I am a Researcher in the Oakland office of Mathematica Policy Research. Please visit the site of the Center for International Policy Research and Evaluation (CIPRE) for my work with Mathematica Policy Research.
This website contains the research that I started before joining Mathematica Policy Research. I am currently a visiting professor in the Agricultural and Resource Economics Department at the University of California at Berkeley. Formerly, I was an Assistant Professor in the School of International Development and Global Studies at the University of Ottawa and an Associate Member of the Centre for the Study of African Economies and of Nuffield College at the University of Oxford. I pursued graduate studies in Economics at the University of Mannheim, the University of California at Berkeley and Yale University, and received my Ph.D. degree from Yale University.

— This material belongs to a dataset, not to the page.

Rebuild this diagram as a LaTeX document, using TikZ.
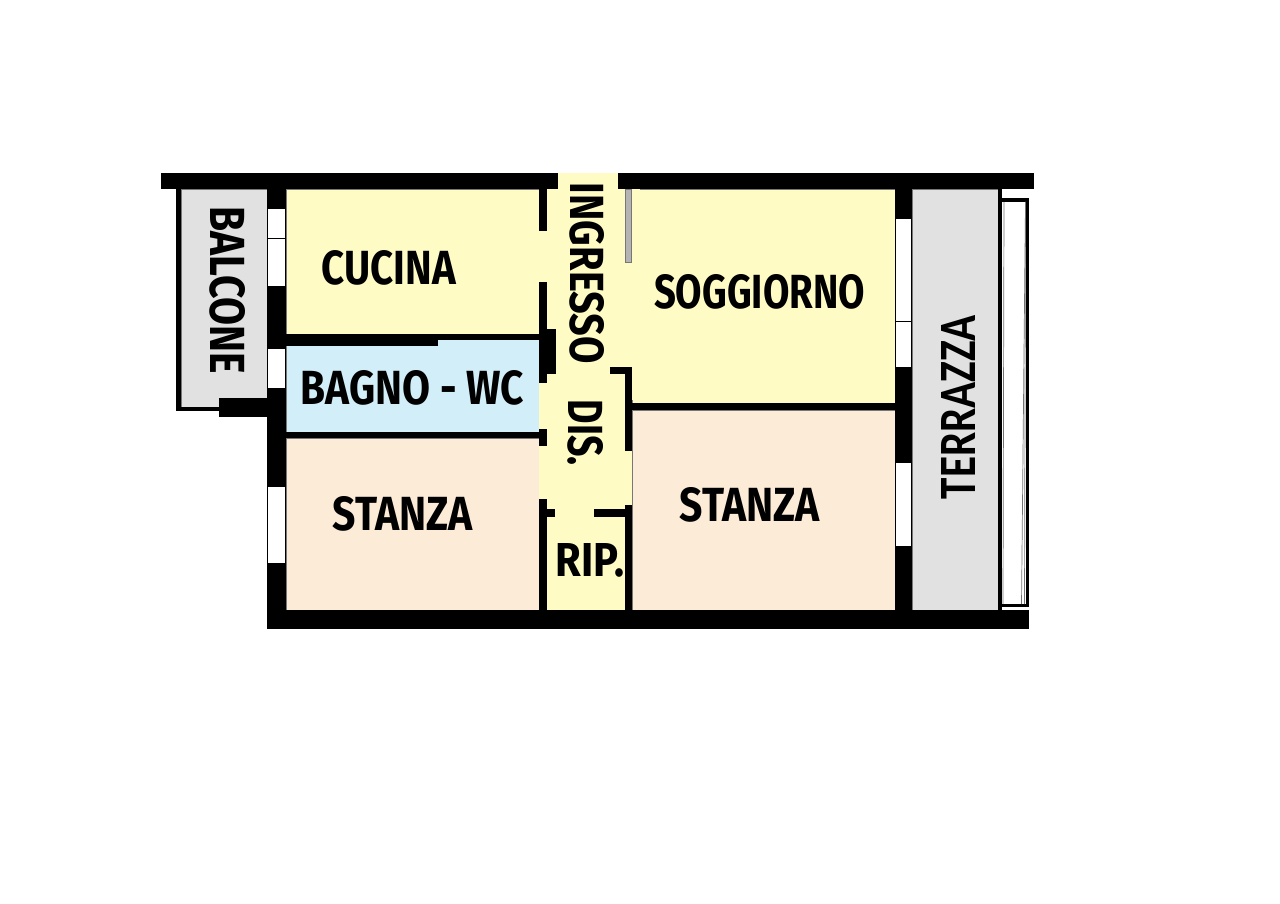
\documentclass[tikz,border=0pt]{standalone}
\usepackage{fontspec}
\setmainfont{Fira Sans}
\newfontfamily\terrfont{Carlito}
\definecolor{ylw}{HTML}{FEFBC5}
\definecolor{blu}{HTML}{D2EEF8}
\definecolor{pch}{HTML}{FCEBD7}
\definecolor{gry}{HTML}{E1E1E1}
\definecolor{edg}{HTML}{777777}
\definecolor{door}{HTML}{B4B4B4}
\tikzset{
  room/.style={draw=edg,line width=0.7pt},
  wall/.style={fill=black,draw=none},
  win/.style={fill=white,draw=black,line width=0.5pt},
  lbl/.style={inner sep=0pt,outer sep=0pt,text=black,font=\bfseries},
  rail/.style={draw=black!55,line width=0.7pt}
}
\newcommand{\fit}[3]{\resizebox{#1pt}{#2pt}{#3}}
\begin{document}
\begin{tikzpicture}[x=1pt,y=-1pt]
\useasboundingbox (0,0) rectangle (1280,904);
% rooms
\path[room,fill=ylw] (286,189) rectangle (539,334);
\path[room,fill=ylw] (632,189) rectangle (895,404);
\path[room,fill=blu] (286,339) rectangle (539,432);
\path[room,fill=pch] (286,438) rectangle (539,610);
\path[room,fill=pch] (632,410) rectangle (895,610);
\path[fill=ylw] (539,189) rectangle (632,610);
\path[fill=ylw] (558,173) rectangle (618,189);
\path[fill=ylw] (620,189) rectangle (640,400);
\path[room,fill=gry] (181,189) rectangle (267,407);
\path[room,fill=gry] (912,189) rectangle (998,610);
% outer walls
\path[wall] (161,173) rectangle (558,189);
\path[wall] (618,173) rectangle (1034,189);
\path[wall] (267,610) rectangle (1029,629);
\path[wall] (267,189) rectangle (286,610);
\path[wall] (895,189) rectangle (912,610);
\path[wall] (998,189) rectangle (1002,610);
% balcony
\path[wall] (176,189) rectangle (181,411);
\path[wall] (176,407) rectangle (219,411);
\path[wall] (219,398) rectangle (267,417);
% inner walls
\path[wall] (286,334) rectangle (539,339.5);
\path[wall] (286,339) rectangle (438,346);
\path[wall] (286,431.5) rectangle (539,438);
\path[wall] (539,189) rectangle (547,231);
\path[wall] (539,282) rectangle (547,383);
\path[wall] (539,329) rectangle (556,374);
\path[wall] (539,429) rectangle (547,446);
\path[wall] (539,499) rectangle (547,610);
\path[wall] (547,509) rectangle (555,517);
\path[wall] (594,509) rectangle (632,517);
\path[wall] (625,505) rectangle (632,610);
\path[wall] (610,367) rectangle (632,374);
\path[wall] (625,367) rectangle (632,451);
\path[wall] (625,403) rectangle (895,410);
% sliding door
\path[fill=door,draw=edg,line width=0.6pt] (625.5,189) rectangle (631.5,262);
% windows
\path[win] (267.5,208) rectangle (285.5,238);
\path[win] (267.5,238) rectangle (285.5,286);
\path[win] (267.5,348) rectangle (285.5,388);
\path[win] (267.5,486) rectangle (285.5,563);
\path[win] (895,218) rectangle (911.5,321);
\path[win] (895,321) rectangle (911.5,367);
\path[win] (895,462) rectangle (911.5,546);
% terrace rail
\path[wall] (1002,198) rectangle (1029,202);
\path[wall] (1026,198) rectangle (1029,607);
\path[wall] (1002,604) rectangle (1029,607);
\coordinate (railA) at (1004,202);
\coordinate (railB) at (1003,604);
\coordinate (railC) at (1025.5,202);
\coordinate (railD) at (1021.5,604);
\coordinate (railE) at (1024.5,604);
\draw[rail] (railA) -- (railB);
\draw[rail] (railC) -- (railD);
\draw[rail] (railC) -- (railE);
% labels
\node[lbl] (cucina) at (389,267.5) {\fit{134}{34}{CUCINA}};
\node[lbl] (soggiorno) at (759.5,292) {\fit{211}{34}{SOGGIORNO}};
\node[lbl] (bagno) at (412.5,388) {\fit{223}{34}{BAGNO - WC}};
\node[lbl] (stanzaA) at (403,514) {\fit{140}{34}{STANZA}};
\node[lbl] (stanzaB) at (750,505) {\fit{140}{34}{STANZA}};
\node[lbl] (rip) at (590,560.5) {\fit{68}{33}{RIP.}};
\node[lbl,rotate=-90] (balcone) at (227.5,290.5) {\fit{167}{35}{BALCONE}};
\node[lbl,rotate=-90] (ingresso) at (587,273.5) {\fit{181}{34}{INGRESSO}};
\node[lbl,rotate=-90] (dis) at (585.5,433) {\fit{66}{35}{DIS.}};
\node[lbl,rotate=90] (terrazza) at (958,407) {\fit{184}{34}{\terrfont\bfseries TERRAZZA}};
\end{tikzpicture}
\end{document}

My research interests cover topics in the economics of education and in the micro-economics of development. My recent research is focused on empowerment impacts of education, the impacts of using information technology for education in the US and in developing countries, the impact of orphan-hood and HIV/AIDS on educational outcomes of orphans, the impacts of conflict on firms, the impact of mobile phones on agricultural prices, migration and rural labor markets, as well as the investment choices of households and individuals with respect to education.
My research has been published in the American Economic Journal: Applied Economics, the Journal of Development Economics as well as in academic working papers and policy research papers.
NEWS: My paper with Jenny Aker on "Can Mobile Phones Improve Agricultural Outcomes? Evidence from a Randomized Experiment in Niger" has been published online in Food Policy and now available for free download (until May 2016).